##### GIVEN INFORMATION #####

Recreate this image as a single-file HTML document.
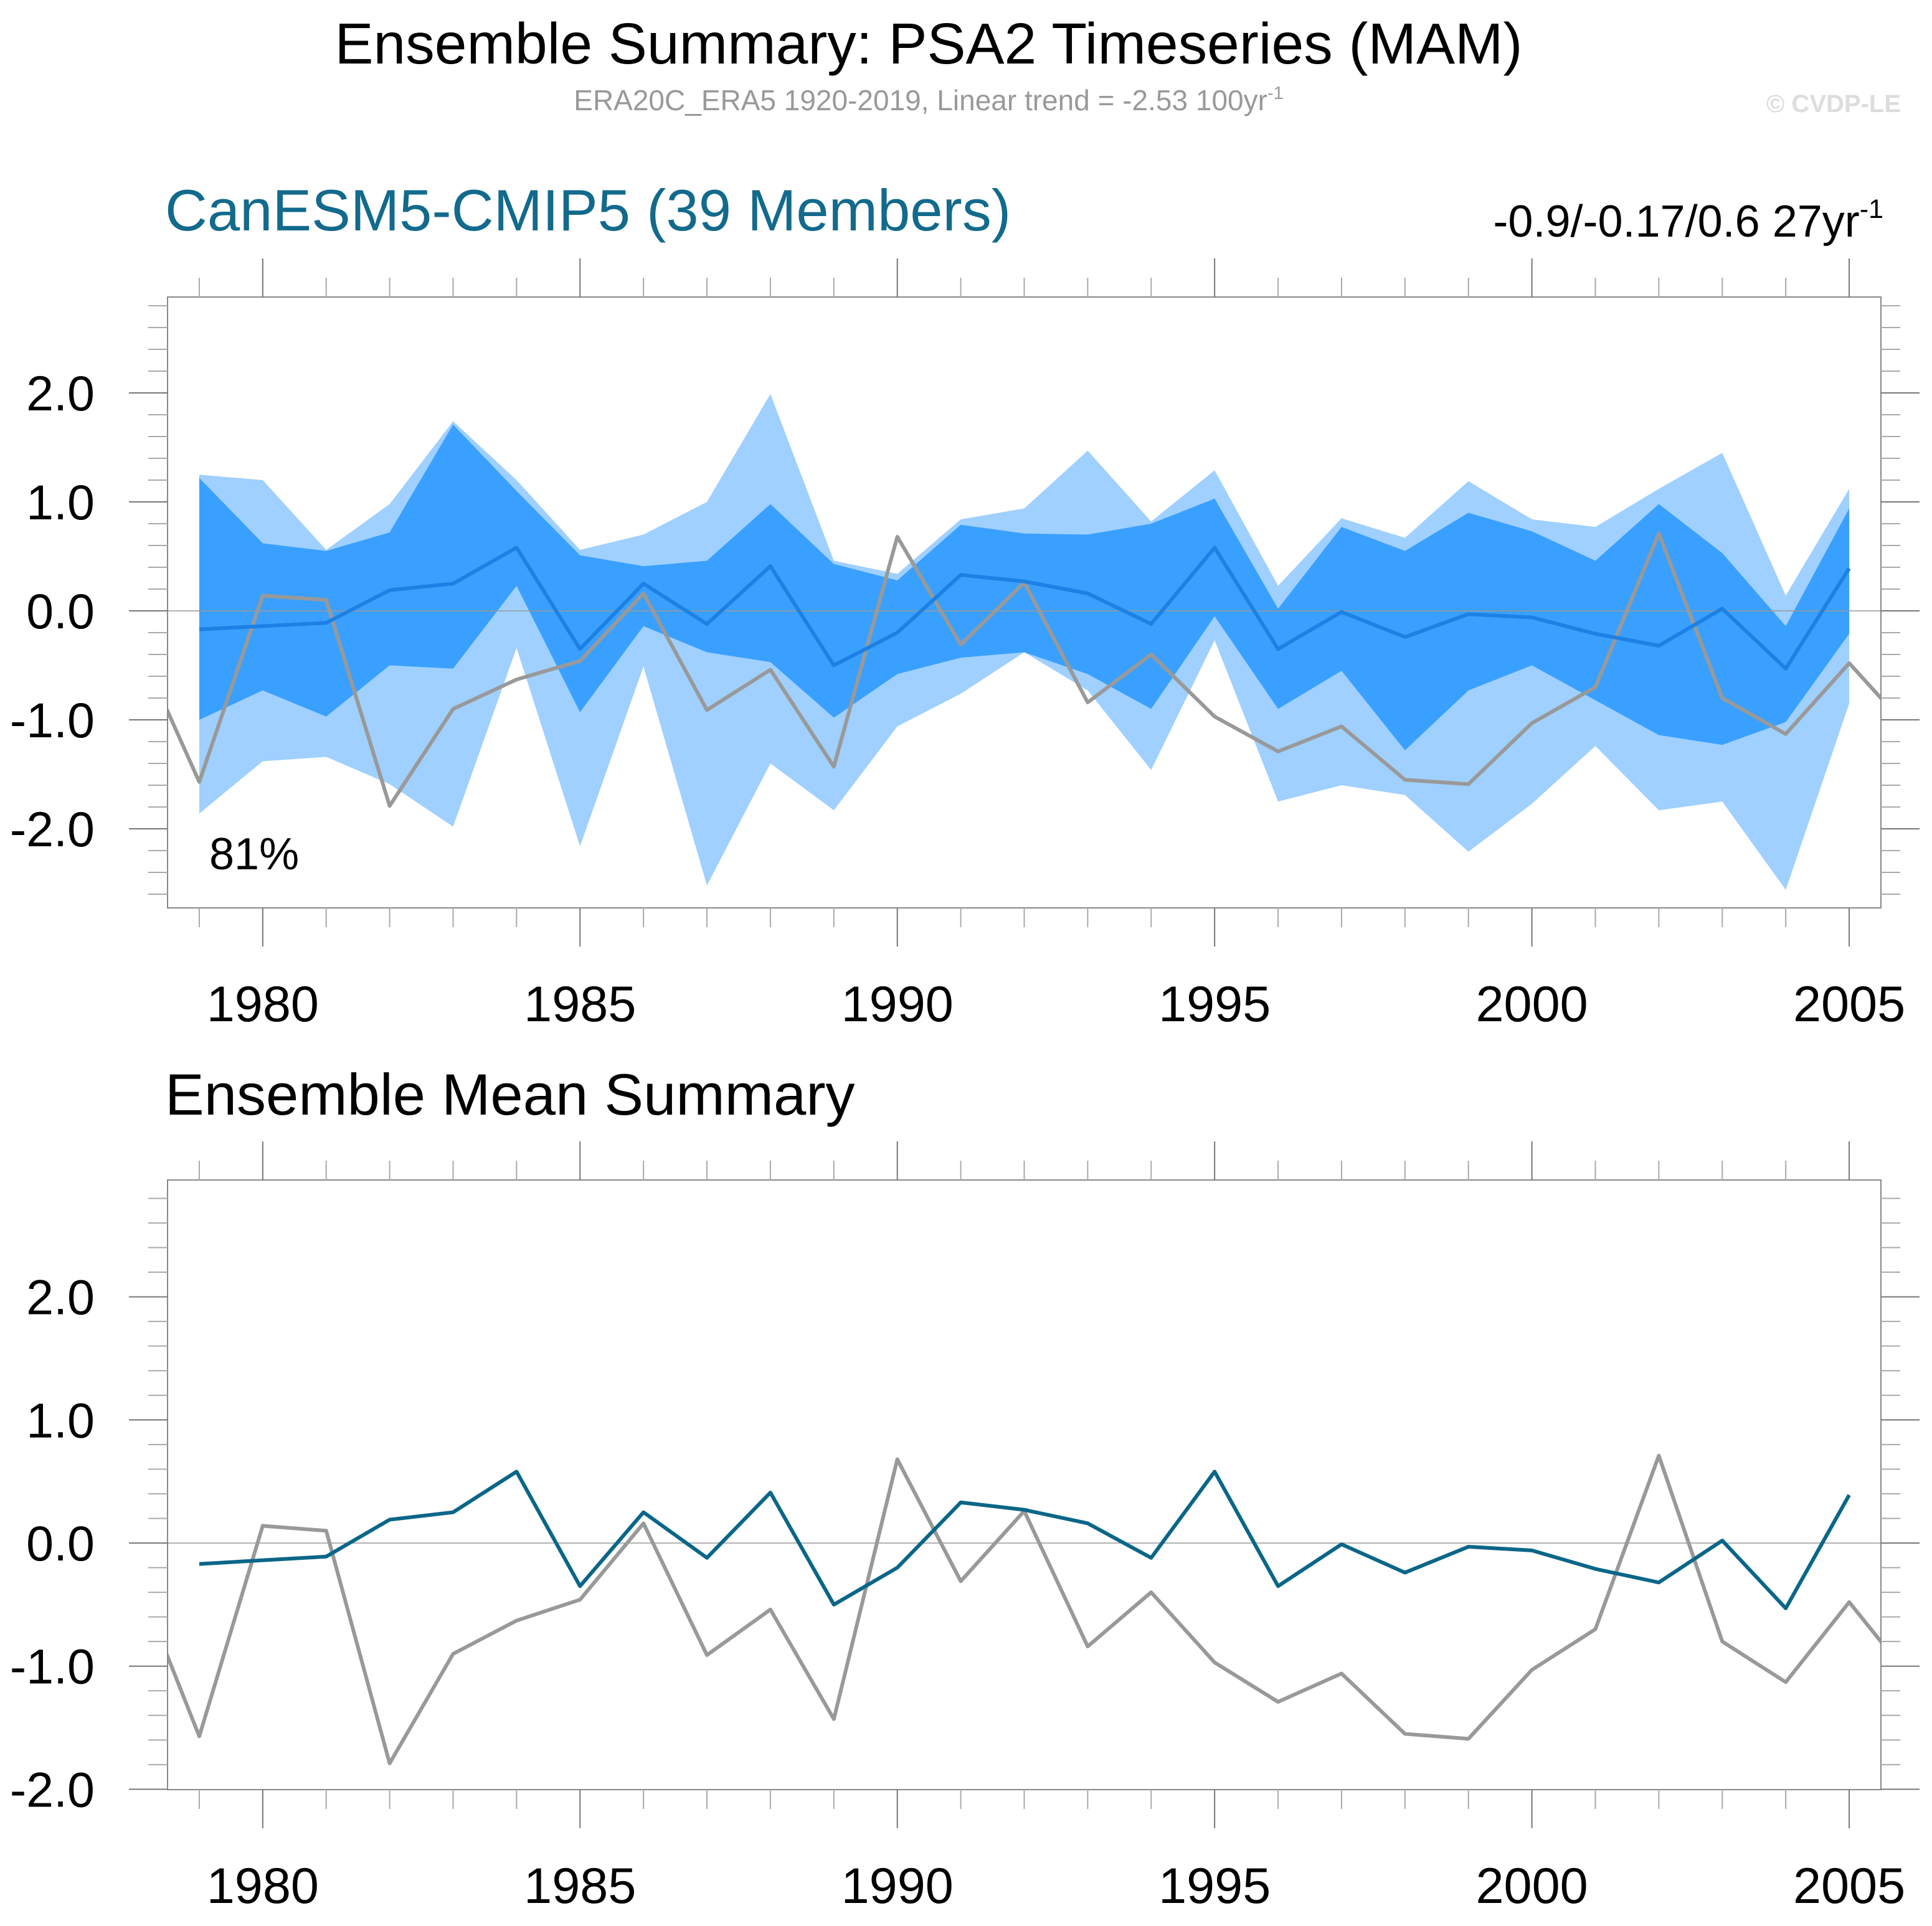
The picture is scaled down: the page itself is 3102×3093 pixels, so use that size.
<!DOCTYPE html>
<html><head><meta charset="utf-8"><style>
html,body{margin:0;padding:0;background:#fff;}
svg{display:block;font-family:"Liberation Sans",Arial,sans-serif;}
</style></head><body>
<svg id="chart" width="3102" height="3093" viewBox="0 0 3102 3093" xmlns="http://www.w3.org/2000/svg">
<text x="1491" y="102" font-size="93" text-anchor="middle" fill="#000">Ensemble Summary: PSA2 Timeseries (MAM)</text>
<text x="1491" y="177" font-size="46" text-anchor="middle" fill="#999">ERA20C_ERA5 1920-2019, Linear trend = -2.53 100yr<tspan dy="-18" font-size="29">-1</tspan></text>
<text x="3052" y="180" font-size="40" font-weight="bold" text-anchor="end" fill="#ddd">© CVDP-LE</text>
<text x="265" y="370" font-size="94" fill="#126a8c">CanESM5-CMIP5 (39 Members)</text>
<text x="3024" y="380" font-size="72" text-anchor="end" fill="#000">-0.9/-0.17/0.6 27yr<tspan dy="-30" font-size="43">-1</tspan></text>
<text x="265" y="1790" font-size="94" fill="#000">Ensemble Mean Summary</text>
<g id="top"></g><g id="bot"></g>
</svg>
<script>
const years=[1979,1980,1981,1982,1983,1984,1985,1986,1987,1988,1989,1990,1991,1992,1993,1994,1995,1996,1997,1998,1999,2000,2001,2002,2003,2004,2005];
const ensMean=[-0.17,-0.14,-0.11,0.19,0.25,0.58,-0.35,0.25,-0.12,0.41,-0.5,-0.2,0.33,0.27,0.16,-0.12,0.58,-0.35,-0.01,-0.24,-0.03,-0.06,-0.21,-0.32,0.02,-0.53,0.39];
const obsYears=[1978,1979,1980,1981,1982,1983,1984,1985,1986,1987,1988,1989,1990,1991,1992,1993,1994,1995,1996,1997,1998,1999,2000,2001,2002,2003,2004,2005,2006];
const obs=[-0.27,-1.57,0.14,0.1,-1.79,-0.9,-0.63,-0.46,0.16,-0.91,-0.54,-1.43,0.68,-0.31,0.26,-0.84,-0.4,-0.97,-1.29,-1.06,-1.55,-1.59,-1.03,-0.7,0.71,-0.8,-1.13,-0.48,-1.12];
const outerUpper=[1.25,1.2,0.56,0.98,1.74,1.2,0.56,0.7,1.0,1.99,0.46,0.34,0.84,0.94,1.47,0.82,1.29,0.23,0.85,0.67,1.19,0.84,0.77,1.12,1.45,0.14,1.12];
const innerUpper=[1.22,0.62,0.55,0.72,1.71,1.1,0.51,0.41,0.46,0.98,0.43,0.28,0.79,0.71,0.7,0.8,1.03,0.02,0.77,0.55,0.9,0.73,0.46,0.98,0.53,-0.14,0.94];
const innerLower=[-1.0,-0.73,-0.97,-0.5,-0.53,0.23,-0.93,-0.14,-0.38,-0.47,-0.98,-0.58,-0.43,-0.38,-0.58,-0.9,-0.05,-0.9,-0.55,-1.28,-0.73,-0.5,-0.82,-1.14,-1.23,-1.02,-0.21];
const outerLower=[-1.86,-1.38,-1.34,-1.59,-1.98,-0.34,-2.16,-0.51,-2.52,-1.4,-1.83,-1.06,-0.76,-0.38,-0.73,-1.46,-0.27,-1.75,-1.6,-1.69,-2.21,-1.77,-1.24,-1.83,-1.75,-2.56,-0.85];
const yTicks=[-2,-1,0,1,2];
const xTicks=[1980,1985,1990,1995,2000,2005];

const NS='http://www.w3.org/2000/svg';
function mk(parent,tag,attrs){const e=document.createElementNS(NS,tag);for(const k in attrs)e.setAttribute(k,attrs[k]);parent.appendChild(e);return e;}
const L=269,R=3020,X0=1978.5,X1=2005.5;
const xs=v=>L+(v-X0)/(X1-X0)*(R-L);

function panel(g,top,bottom,y0px,pxPer,ymin,ymax,band,lineColor,clipId){
  const ys=v=>y0px-v*pxPer;
  const defs=mk(g,'defs',{});
  const cp=mk(defs,'clipPath',{id:clipId});
  mk(cp,'rect',{x:L,y:top,width:R-L,height:bottom-top});
  const plot=mk(g,'g',{'clip-path':'url(#'+clipId+')'});
  if(band){
    const poly=(up,lo,col,name)=>{
      let pts=years.map((y,i)=>xs(y)+','+ys(up[i]));
      for(let i=years.length-1;i>=0;i--)pts.push(xs(years[i])+','+ys(lo[i]));
      const p=mk(plot,'polygon',{points:pts.join(' '),fill:col});
      
      
    };
    poly(outerUpper,outerLower,'#9fd0ff','outer-range-band');
    poly(innerUpper,innerLower,'#3aa0ff','inner-range-band');
  }
  const zl=mk(plot,'line',{x1:L,x2:R,y1:ys(0),y2:ys(0),stroke:'#999','stroke-width':1.5});
  
  
  const ob=mk(plot,'polyline',{points:obsYears.map((y,i)=>xs(y)+','+ys(obs[i])).join(' '),fill:'none',stroke:'#999','stroke-width':6,'stroke-linejoin':'round'});
  
  
  const em=mk(plot,'polyline',{points:years.map((y,i)=>xs(y)+','+ys(ensMean[i])).join(' '),fill:'none',stroke:lineColor,'stroke-width':6,'stroke-linejoin':'round'});
  
  
  const fr=mk(g,'rect',{x:L,y:top,width:R-L,height:bottom-top,fill:'none',stroke:'#888','stroke-width':2});
  
  
  for(let k=Math.ceil(ymin*5);k<=Math.floor(ymax*5);k++){
    const v=k/5,y=ys(v),major=(k%5===0),len=major?62:31;
    mk(g,'line',{x1:L-len,x2:L,y1:y,y2:y,stroke:major?'#777':'#aaa','stroke-width':2});
    mk(g,'line',{x1:R,x2:R+len,y1:y,y2:y,stroke:major?'#777':'#aaa','stroke-width':2});
  }
  yTicks.forEach(v=>{
    if(v<ymin-0.01||v>ymax)return;
    const t=mk(g,'text',{x:152,y:ys(v)+28,'font-size':79,'text-anchor':'end',fill:'#000'});
    t.textContent=v.toFixed(1);
    
    
  });
  for(let yr=1979;yr<=2005;yr++){
    const x=xs(yr),major=(yr%5===0),len=major?62:31;
    mk(g,'line',{x1:x,x2:x,y1:top-len,y2:top,stroke:major?'#777':'#aaa','stroke-width':2});
    mk(g,'line',{x1:x,x2:x,y1:bottom,y2:bottom+len,stroke:major?'#777':'#aaa','stroke-width':2});
  }
  xTicks.forEach(v=>{
    const t=mk(g,'text',{x:xs(v),y:bottom+182,'font-size':81,'text-anchor':'middle',fill:'#000'});
    t.textContent=String(v);
    
    
  });
}
panel(document.getElementById('top'),477,1458,981,175,-2.73,2.88,true,'#1c80e4','c1');
panel(document.getElementById('bot'),1895,2874,2478,197.7,-2.0,2.97,false,'#0a6688','c2');
const pct=mk(document.getElementById('top'),'text',{x:336,y:1396,'font-size':72,fill:'#000'});
pct.textContent='81%';


</script>
</body></html>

#####

[TASK TO COMPLETE] Output all of the data exactly as it stands, minus any images.

[FINISHED EXERCISE]
Recreate this image as a single-file HTML document.
The picture is scaled down: the page itself is 3102×3093 pixels, so use that size.
<!DOCTYPE html>
<html><head><meta charset="utf-8"><style>
html,body{margin:0;padding:0;background:#fff;}
svg{display:block;font-family:"Liberation Sans",Arial,sans-serif;}
</style></head><body>
<svg id="chart" width="3102" height="3093" viewBox="0 0 3102 3093" xmlns="http://www.w3.org/2000/svg">
<text x="1491" y="102" font-size="93" text-anchor="middle" fill="#000">Ensemble Summary: PSA2 Timeseries (MAM)</text>
<text x="1491" y="177" font-size="46" text-anchor="middle" fill="#999">ERA20C_ERA5 1920-2019, Linear trend = -2.53 100yr<tspan dy="-18" font-size="29">-1</tspan></text>
<text x="3052" y="180" font-size="40" font-weight="bold" text-anchor="end" fill="#ddd">© CVDP-LE</text>
<text x="265" y="370" font-size="94" fill="#126a8c">CanESM5-CMIP5 (39 Members)</text>
<text x="3024" y="380" font-size="72" text-anchor="end" fill="#000">-0.9/-0.17/0.6 27yr<tspan dy="-30" font-size="43">-1</tspan></text>
<text x="265" y="1790" font-size="94" fill="#000">Ensemble Mean Summary</text>
<g id="top"></g><g id="bot"></g>
</svg>
<script>
const years=[1979,1980,1981,1982,1983,1984,1985,1986,1987,1988,1989,1990,1991,1992,1993,1994,1995,1996,1997,1998,1999,2000,2001,2002,2003,2004,2005];
const ensMean=[-0.17,-0.14,-0.11,0.19,0.25,0.58,-0.35,0.25,-0.12,0.41,-0.5,-0.2,0.33,0.27,0.16,-0.12,0.58,-0.35,-0.01,-0.24,-0.03,-0.06,-0.21,-0.32,0.02,-0.53,0.39];
const obsYears=[1978,1979,1980,1981,1982,1983,1984,1985,1986,1987,1988,1989,1990,1991,1992,1993,1994,1995,1996,1997,1998,1999,2000,2001,2002,2003,2004,2005,2006];
const obs=[-0.27,-1.57,0.14,0.1,-1.79,-0.9,-0.63,-0.46,0.16,-0.91,-0.54,-1.43,0.68,-0.31,0.26,-0.84,-0.4,-0.97,-1.29,-1.06,-1.55,-1.59,-1.03,-0.7,0.71,-0.8,-1.13,-0.48,-1.12];
const outerUpper=[1.25,1.2,0.56,0.98,1.74,1.2,0.56,0.7,1.0,1.99,0.46,0.34,0.84,0.94,1.47,0.82,1.29,0.23,0.85,0.67,1.19,0.84,0.77,1.12,1.45,0.14,1.12];
const innerUpper=[1.22,0.62,0.55,0.72,1.71,1.1,0.51,0.41,0.46,0.98,0.43,0.28,0.79,0.71,0.7,0.8,1.03,0.02,0.77,0.55,0.9,0.73,0.46,0.98,0.53,-0.14,0.94];
const innerLower=[-1.0,-0.73,-0.97,-0.5,-0.53,0.23,-0.93,-0.14,-0.38,-0.47,-0.98,-0.58,-0.43,-0.38,-0.58,-0.9,-0.05,-0.9,-0.55,-1.28,-0.73,-0.5,-0.82,-1.14,-1.23,-1.02,-0.21];
const outerLower=[-1.86,-1.38,-1.34,-1.59,-1.98,-0.34,-2.16,-0.51,-2.52,-1.4,-1.83,-1.06,-0.76,-0.38,-0.73,-1.46,-0.27,-1.75,-1.6,-1.69,-2.21,-1.77,-1.24,-1.83,-1.75,-2.56,-0.85];
const yTicks=[-2,-1,0,1,2];
const xTicks=[1980,1985,1990,1995,2000,2005];

const NS='http://www.w3.org/2000/svg';
function mk(parent,tag,attrs){const e=document.createElementNS(NS,tag);for(const k in attrs)e.setAttribute(k,attrs[k]);parent.appendChild(e);return e;}
const L=269,R=3020,X0=1978.5,X1=2005.5;
const xs=v=>L+(v-X0)/(X1-X0)*(R-L);

function panel(g,top,bottom,y0px,pxPer,ymin,ymax,band,lineColor,clipId){
  const ys=v=>y0px-v*pxPer;
  const defs=mk(g,'defs',{});
  const cp=mk(defs,'clipPath',{id:clipId});
  mk(cp,'rect',{x:L,y:top,width:R-L,height:bottom-top});
  const plot=mk(g,'g',{'clip-path':'url(#'+clipId+')'});
  if(band){
    const poly=(up,lo,col,name)=>{
      let pts=years.map((y,i)=>xs(y)+','+ys(up[i]));
      for(let i=years.length-1;i>=0;i--)pts.push(xs(years[i])+','+ys(lo[i]));
      const p=mk(plot,'polygon',{points:pts.join(' '),fill:col});
      
      
    };
    poly(outerUpper,outerLower,'#9fd0ff','outer-range-band');
    poly(innerUpper,innerLower,'#3aa0ff','inner-range-band');
  }
  const zl=mk(plot,'line',{x1:L,x2:R,y1:ys(0),y2:ys(0),stroke:'#999','stroke-width':1.5});
  
  
  const ob=mk(plot,'polyline',{points:obsYears.map((y,i)=>xs(y)+','+ys(obs[i])).join(' '),fill:'none',stroke:'#999','stroke-width':6,'stroke-linejoin':'round'});
  
  
  const em=mk(plot,'polyline',{points:years.map((y,i)=>xs(y)+','+ys(ensMean[i])).join(' '),fill:'none',stroke:lineColor,'stroke-width':6,'stroke-linejoin':'round'});
  
  
  const fr=mk(g,'rect',{x:L,y:top,width:R-L,height:bottom-top,fill:'none',stroke:'#888','stroke-width':2});
  
  
  for(let k=Math.ceil(ymin*5);k<=Math.floor(ymax*5);k++){
    const v=k/5,y=ys(v),major=(k%5===0),len=major?62:31;
    mk(g,'line',{x1:L-len,x2:L,y1:y,y2:y,stroke:major?'#777':'#aaa','stroke-width':2});
    mk(g,'line',{x1:R,x2:R+len,y1:y,y2:y,stroke:major?'#777':'#aaa','stroke-width':2});
  }
  yTicks.forEach(v=>{
    if(v<ymin-0.01||v>ymax)return;
    const t=mk(g,'text',{x:152,y:ys(v)+28,'font-size':79,'text-anchor':'end',fill:'#000'});
    t.textContent=v.toFixed(1);
    
    
  });
  for(let yr=1979;yr<=2005;yr++){
    const x=xs(yr),major=(yr%5===0),len=major?62:31;
    mk(g,'line',{x1:x,x2:x,y1:top-len,y2:top,stroke:major?'#777':'#aaa','stroke-width':2});
    mk(g,'line',{x1:x,x2:x,y1:bottom,y2:bottom+len,stroke:major?'#777':'#aaa','stroke-width':2});
  }
  xTicks.forEach(v=>{
    const t=mk(g,'text',{x:xs(v),y:bottom+182,'font-size':81,'text-anchor':'middle',fill:'#000'});
    t.textContent=String(v);
    
    
  });
}
panel(document.getElementById('top'),477,1458,981,175,-2.73,2.88,true,'#1c80e4','c1');
panel(document.getElementById('bot'),1895,2874,2478,197.7,-2.0,2.97,false,'#0a6688','c2');
const pct=mk(document.getElementById('top'),'text',{x:336,y:1396,'font-size':72,fill:'#000'});
pct.textContent='81%';


</script>
</body></html>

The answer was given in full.